# [Task details]
Starting from the line that contains "Write a Python", copy every line exactly until the line that contains "from matplotlib.patches import", which is also included.

# [Given data]
## begin
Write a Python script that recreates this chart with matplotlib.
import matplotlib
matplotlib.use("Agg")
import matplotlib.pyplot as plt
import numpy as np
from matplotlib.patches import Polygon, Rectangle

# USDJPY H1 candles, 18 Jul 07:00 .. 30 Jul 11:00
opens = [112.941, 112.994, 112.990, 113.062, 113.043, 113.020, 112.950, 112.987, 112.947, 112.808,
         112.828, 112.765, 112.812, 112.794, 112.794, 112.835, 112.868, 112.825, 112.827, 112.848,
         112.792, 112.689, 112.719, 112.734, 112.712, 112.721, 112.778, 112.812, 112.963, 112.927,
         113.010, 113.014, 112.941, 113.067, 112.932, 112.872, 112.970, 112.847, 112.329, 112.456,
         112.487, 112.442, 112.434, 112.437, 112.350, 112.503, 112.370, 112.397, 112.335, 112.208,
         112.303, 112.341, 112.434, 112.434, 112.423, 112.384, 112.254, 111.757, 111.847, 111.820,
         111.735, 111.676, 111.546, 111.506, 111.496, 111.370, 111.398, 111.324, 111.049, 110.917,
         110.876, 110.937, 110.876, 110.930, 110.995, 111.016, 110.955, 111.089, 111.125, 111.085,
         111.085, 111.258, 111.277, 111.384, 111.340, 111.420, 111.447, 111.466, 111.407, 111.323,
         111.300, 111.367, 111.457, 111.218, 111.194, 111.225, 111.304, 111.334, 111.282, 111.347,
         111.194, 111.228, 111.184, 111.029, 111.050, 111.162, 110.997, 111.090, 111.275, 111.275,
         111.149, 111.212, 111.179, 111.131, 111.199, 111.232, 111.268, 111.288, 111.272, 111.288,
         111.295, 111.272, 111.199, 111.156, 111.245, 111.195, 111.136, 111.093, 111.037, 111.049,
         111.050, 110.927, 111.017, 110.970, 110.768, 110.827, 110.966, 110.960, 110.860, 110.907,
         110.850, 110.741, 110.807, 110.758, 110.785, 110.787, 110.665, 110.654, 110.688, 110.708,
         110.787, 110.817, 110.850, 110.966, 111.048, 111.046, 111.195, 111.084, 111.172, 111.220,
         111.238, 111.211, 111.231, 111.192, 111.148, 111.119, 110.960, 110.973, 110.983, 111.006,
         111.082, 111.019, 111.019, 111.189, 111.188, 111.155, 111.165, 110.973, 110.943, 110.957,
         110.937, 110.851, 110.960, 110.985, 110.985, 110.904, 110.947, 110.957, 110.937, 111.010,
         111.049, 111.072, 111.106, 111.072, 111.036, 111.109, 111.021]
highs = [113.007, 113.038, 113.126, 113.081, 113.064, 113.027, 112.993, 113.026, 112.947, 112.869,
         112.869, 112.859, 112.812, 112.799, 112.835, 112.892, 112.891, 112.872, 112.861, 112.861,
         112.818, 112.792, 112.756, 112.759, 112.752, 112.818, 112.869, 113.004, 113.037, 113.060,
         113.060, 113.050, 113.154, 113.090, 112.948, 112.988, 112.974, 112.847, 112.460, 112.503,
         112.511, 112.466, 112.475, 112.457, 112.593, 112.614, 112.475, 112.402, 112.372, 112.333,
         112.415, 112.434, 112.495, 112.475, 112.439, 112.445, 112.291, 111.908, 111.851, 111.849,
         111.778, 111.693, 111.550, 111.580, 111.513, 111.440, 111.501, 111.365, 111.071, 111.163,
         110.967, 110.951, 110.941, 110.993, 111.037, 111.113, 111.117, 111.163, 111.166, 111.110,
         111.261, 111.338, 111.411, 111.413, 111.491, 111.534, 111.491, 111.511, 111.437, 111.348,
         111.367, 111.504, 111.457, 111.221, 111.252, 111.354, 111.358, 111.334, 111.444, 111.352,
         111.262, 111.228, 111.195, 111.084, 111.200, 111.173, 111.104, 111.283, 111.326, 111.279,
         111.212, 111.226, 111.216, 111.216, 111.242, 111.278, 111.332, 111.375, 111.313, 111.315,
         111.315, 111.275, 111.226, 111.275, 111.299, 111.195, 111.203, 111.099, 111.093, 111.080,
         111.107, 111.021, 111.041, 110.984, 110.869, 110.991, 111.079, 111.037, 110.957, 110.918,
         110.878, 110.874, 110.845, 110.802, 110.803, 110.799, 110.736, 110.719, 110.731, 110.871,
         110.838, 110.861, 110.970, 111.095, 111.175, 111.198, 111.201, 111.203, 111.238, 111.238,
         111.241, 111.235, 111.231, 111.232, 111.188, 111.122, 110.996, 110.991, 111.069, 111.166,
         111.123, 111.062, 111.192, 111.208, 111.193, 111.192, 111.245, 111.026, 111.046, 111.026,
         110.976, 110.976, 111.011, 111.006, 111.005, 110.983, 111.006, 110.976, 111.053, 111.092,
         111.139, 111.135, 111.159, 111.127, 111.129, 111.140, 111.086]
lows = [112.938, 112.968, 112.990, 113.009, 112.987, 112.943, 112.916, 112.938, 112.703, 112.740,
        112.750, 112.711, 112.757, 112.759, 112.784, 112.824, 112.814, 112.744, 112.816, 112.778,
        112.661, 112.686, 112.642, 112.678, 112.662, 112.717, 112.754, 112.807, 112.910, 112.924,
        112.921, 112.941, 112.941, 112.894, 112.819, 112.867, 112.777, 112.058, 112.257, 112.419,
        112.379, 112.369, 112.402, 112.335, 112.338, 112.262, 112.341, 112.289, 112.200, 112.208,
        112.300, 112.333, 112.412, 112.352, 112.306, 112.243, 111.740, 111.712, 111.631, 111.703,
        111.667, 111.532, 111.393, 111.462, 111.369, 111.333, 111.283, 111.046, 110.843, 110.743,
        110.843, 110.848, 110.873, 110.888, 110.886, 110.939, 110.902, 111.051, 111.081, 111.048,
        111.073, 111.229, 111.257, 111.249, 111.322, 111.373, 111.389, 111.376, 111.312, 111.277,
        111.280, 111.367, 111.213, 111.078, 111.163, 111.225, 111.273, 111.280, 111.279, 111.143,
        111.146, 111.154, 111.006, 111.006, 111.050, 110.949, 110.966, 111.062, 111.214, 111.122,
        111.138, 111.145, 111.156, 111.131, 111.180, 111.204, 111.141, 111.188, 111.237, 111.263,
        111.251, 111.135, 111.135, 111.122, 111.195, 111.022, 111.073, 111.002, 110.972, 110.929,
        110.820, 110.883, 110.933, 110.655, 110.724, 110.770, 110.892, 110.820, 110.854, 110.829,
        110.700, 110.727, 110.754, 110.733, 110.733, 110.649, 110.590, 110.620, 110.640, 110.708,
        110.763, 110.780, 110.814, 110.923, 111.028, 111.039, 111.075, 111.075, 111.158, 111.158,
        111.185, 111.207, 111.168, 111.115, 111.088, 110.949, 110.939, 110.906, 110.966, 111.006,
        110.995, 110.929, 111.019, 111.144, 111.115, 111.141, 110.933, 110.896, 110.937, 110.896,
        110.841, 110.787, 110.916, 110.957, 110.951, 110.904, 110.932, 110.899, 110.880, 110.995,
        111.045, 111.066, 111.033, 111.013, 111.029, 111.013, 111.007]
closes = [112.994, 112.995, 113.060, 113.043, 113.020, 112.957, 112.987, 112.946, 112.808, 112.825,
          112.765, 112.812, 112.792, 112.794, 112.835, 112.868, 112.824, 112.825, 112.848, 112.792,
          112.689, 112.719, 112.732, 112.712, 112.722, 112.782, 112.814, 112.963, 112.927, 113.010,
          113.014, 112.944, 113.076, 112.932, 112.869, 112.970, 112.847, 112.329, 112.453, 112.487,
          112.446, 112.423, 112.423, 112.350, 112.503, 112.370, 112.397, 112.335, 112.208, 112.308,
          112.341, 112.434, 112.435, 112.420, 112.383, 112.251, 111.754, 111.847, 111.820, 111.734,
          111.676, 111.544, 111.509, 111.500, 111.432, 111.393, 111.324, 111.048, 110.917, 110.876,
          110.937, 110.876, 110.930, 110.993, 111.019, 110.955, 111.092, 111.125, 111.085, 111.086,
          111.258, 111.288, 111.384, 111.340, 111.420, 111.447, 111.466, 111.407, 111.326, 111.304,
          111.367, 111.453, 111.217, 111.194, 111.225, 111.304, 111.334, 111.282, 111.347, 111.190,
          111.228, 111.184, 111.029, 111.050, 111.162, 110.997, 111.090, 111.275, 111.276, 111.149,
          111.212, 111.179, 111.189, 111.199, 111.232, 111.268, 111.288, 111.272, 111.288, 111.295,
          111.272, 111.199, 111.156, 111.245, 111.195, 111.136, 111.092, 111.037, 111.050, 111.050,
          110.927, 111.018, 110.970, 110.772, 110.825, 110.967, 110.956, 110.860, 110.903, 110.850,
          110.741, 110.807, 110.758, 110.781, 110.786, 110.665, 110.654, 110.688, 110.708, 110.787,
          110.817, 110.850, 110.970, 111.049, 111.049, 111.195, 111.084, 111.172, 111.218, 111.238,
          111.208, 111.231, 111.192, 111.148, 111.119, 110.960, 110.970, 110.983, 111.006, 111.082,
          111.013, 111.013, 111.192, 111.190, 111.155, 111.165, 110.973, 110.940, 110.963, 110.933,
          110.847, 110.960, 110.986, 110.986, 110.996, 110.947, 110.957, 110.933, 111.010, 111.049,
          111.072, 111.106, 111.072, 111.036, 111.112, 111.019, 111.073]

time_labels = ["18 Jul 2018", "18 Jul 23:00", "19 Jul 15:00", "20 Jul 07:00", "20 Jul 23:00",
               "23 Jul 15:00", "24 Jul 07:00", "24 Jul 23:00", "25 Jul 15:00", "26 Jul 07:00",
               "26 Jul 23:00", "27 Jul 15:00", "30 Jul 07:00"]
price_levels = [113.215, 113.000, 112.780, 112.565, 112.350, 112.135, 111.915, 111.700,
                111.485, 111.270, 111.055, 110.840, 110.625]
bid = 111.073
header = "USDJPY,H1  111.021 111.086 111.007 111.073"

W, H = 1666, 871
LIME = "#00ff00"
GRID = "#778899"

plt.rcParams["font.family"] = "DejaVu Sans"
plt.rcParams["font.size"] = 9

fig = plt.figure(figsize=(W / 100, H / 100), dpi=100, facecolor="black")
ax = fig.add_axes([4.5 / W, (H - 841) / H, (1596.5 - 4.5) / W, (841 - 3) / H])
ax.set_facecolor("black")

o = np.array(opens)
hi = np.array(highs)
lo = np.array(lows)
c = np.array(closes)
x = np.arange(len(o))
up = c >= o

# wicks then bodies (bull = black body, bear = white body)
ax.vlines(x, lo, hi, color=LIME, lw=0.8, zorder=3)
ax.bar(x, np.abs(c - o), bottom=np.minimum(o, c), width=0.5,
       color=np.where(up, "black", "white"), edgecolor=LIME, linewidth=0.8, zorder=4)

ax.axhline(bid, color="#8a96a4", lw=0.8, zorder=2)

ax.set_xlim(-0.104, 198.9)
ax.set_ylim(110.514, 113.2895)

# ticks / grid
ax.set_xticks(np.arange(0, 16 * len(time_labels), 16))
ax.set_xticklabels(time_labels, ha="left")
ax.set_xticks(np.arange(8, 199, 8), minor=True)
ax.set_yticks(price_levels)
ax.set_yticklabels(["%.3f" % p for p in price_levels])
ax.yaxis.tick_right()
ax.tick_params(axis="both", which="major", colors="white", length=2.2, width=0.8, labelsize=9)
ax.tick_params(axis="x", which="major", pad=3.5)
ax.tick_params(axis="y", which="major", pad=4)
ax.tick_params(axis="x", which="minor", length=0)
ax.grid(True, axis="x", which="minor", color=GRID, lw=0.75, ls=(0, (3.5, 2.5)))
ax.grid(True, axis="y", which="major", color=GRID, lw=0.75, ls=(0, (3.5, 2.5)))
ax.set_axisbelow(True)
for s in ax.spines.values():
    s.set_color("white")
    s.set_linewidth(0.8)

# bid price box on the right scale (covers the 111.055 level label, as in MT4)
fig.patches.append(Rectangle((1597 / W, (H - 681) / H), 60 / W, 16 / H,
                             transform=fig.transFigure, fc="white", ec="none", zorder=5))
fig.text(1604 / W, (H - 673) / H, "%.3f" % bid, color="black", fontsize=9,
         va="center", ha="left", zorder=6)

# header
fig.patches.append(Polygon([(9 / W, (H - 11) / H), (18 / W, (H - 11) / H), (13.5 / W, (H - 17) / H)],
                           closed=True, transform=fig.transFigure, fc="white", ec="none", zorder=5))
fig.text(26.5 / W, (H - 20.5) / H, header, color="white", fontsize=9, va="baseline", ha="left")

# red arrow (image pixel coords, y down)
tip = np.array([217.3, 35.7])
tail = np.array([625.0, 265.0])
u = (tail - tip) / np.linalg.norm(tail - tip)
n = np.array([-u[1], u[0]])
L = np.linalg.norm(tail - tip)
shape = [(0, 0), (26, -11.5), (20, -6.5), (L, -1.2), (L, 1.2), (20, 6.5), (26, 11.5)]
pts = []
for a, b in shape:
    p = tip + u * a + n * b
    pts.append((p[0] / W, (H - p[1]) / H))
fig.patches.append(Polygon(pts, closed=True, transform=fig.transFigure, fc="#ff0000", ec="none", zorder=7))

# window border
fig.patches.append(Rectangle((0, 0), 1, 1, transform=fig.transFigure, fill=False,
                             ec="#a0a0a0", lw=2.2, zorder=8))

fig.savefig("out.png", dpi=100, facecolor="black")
## end
## begin
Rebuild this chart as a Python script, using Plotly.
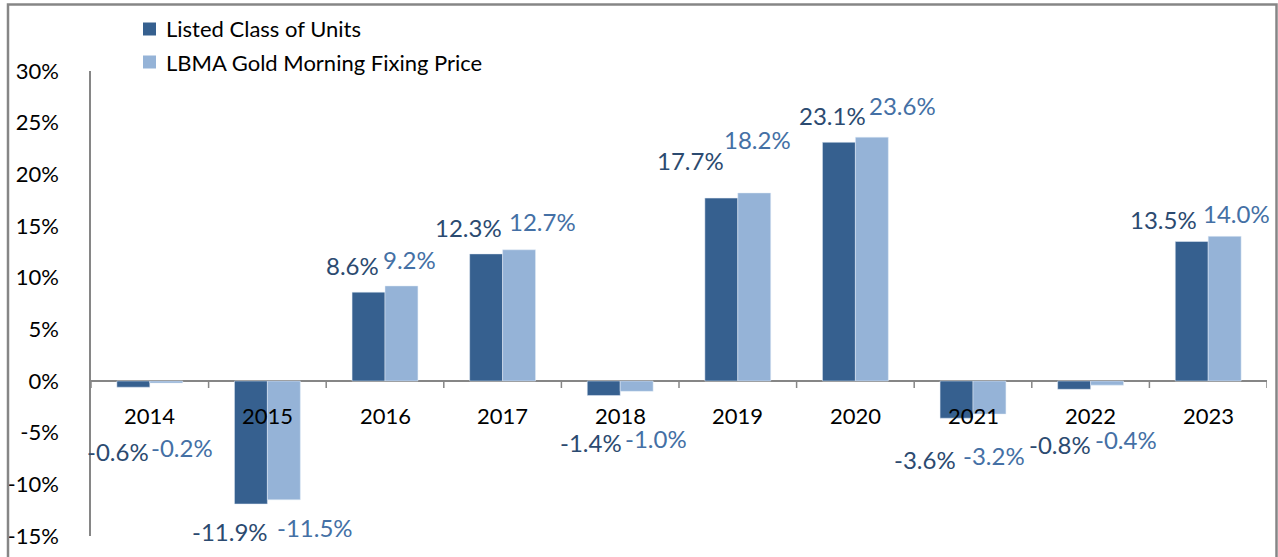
## end
## begin
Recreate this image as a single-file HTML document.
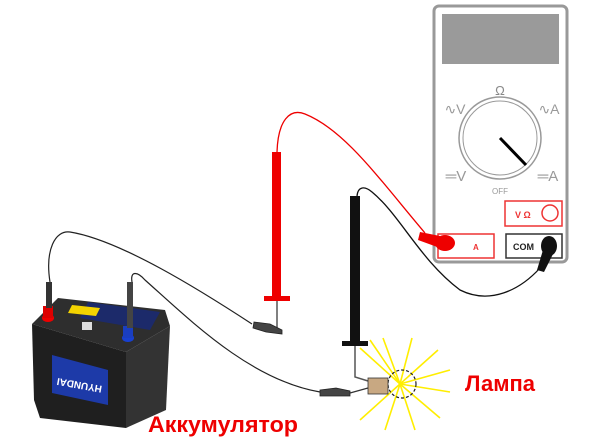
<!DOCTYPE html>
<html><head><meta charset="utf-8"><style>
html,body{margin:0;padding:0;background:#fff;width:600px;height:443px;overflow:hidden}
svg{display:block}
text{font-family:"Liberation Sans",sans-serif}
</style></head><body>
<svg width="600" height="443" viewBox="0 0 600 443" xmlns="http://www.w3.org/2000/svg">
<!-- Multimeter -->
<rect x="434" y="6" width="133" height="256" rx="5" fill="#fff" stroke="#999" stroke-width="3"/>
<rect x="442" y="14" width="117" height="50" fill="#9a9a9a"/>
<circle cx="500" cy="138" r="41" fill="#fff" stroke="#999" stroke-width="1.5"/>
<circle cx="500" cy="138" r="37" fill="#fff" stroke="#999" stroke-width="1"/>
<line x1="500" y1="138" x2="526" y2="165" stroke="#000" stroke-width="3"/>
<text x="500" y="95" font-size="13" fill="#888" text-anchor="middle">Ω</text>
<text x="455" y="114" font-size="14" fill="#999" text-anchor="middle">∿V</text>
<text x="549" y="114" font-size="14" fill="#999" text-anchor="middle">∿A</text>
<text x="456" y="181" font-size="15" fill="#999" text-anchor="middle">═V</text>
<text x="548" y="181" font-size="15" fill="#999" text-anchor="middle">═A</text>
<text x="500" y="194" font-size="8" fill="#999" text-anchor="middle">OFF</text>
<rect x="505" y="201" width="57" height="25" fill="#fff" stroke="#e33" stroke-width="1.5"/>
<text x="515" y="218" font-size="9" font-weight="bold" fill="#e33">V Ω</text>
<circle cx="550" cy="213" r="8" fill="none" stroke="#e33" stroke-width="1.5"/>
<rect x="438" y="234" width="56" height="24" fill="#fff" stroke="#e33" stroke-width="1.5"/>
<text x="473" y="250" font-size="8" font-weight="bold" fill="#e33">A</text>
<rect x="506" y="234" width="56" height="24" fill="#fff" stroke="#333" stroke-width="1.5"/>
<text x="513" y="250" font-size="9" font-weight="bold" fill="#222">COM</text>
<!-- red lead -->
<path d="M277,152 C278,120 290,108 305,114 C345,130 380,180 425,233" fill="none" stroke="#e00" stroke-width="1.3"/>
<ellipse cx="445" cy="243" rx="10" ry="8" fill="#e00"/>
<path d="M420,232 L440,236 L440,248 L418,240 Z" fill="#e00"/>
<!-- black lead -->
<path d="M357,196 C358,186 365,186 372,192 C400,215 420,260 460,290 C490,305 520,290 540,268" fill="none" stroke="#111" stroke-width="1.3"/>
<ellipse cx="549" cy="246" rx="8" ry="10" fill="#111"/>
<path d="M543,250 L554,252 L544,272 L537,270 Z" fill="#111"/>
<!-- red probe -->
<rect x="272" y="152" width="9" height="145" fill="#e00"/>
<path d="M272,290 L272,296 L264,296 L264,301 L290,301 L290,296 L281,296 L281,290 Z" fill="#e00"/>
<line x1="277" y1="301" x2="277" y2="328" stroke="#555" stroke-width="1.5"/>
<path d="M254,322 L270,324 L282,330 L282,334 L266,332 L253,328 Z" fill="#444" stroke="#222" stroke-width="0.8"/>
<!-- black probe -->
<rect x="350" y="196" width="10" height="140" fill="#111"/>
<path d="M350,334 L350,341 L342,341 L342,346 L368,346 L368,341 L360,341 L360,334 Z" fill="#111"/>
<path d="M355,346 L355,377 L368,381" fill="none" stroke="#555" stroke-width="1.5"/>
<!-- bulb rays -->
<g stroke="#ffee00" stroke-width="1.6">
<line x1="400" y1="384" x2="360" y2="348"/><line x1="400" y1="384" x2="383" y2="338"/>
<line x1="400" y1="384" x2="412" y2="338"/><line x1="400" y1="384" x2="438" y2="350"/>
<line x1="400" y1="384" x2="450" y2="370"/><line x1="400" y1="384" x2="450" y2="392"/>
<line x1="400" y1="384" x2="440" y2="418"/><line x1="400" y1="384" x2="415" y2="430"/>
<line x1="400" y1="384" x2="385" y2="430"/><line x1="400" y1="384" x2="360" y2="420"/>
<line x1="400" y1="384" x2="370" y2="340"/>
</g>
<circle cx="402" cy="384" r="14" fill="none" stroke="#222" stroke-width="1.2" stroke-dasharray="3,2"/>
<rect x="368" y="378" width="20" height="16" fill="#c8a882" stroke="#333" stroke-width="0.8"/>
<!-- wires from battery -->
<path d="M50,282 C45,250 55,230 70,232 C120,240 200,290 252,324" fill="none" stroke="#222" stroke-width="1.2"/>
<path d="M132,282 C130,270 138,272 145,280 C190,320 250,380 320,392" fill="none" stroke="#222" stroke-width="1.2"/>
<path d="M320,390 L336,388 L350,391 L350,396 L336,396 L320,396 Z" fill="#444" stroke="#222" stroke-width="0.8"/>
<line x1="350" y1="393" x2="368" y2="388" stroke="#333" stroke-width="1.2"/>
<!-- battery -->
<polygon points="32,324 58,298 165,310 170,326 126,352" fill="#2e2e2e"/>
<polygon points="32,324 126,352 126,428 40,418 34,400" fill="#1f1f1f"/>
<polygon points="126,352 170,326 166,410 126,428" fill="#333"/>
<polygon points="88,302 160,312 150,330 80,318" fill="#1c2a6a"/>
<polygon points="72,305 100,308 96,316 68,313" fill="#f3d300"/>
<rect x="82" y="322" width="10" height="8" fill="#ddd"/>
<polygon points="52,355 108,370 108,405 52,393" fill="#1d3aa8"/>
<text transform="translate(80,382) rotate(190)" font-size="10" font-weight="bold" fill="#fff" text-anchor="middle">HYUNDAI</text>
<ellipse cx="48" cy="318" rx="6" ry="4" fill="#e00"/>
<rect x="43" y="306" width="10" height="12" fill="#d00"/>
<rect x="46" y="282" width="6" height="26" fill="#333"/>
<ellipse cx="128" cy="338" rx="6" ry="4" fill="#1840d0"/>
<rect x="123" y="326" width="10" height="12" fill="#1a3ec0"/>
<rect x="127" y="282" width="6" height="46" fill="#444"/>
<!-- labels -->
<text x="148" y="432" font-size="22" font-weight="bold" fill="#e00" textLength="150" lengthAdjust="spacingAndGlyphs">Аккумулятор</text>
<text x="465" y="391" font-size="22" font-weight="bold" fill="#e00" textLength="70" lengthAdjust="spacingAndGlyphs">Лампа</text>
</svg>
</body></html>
## end
# [Answer in full]
Write a Python script that recreates this chart with matplotlib.
import matplotlib
matplotlib.use("Agg")
import matplotlib.pyplot as plt
import numpy as np
from matplotlib.patches import Polygon, Rectangle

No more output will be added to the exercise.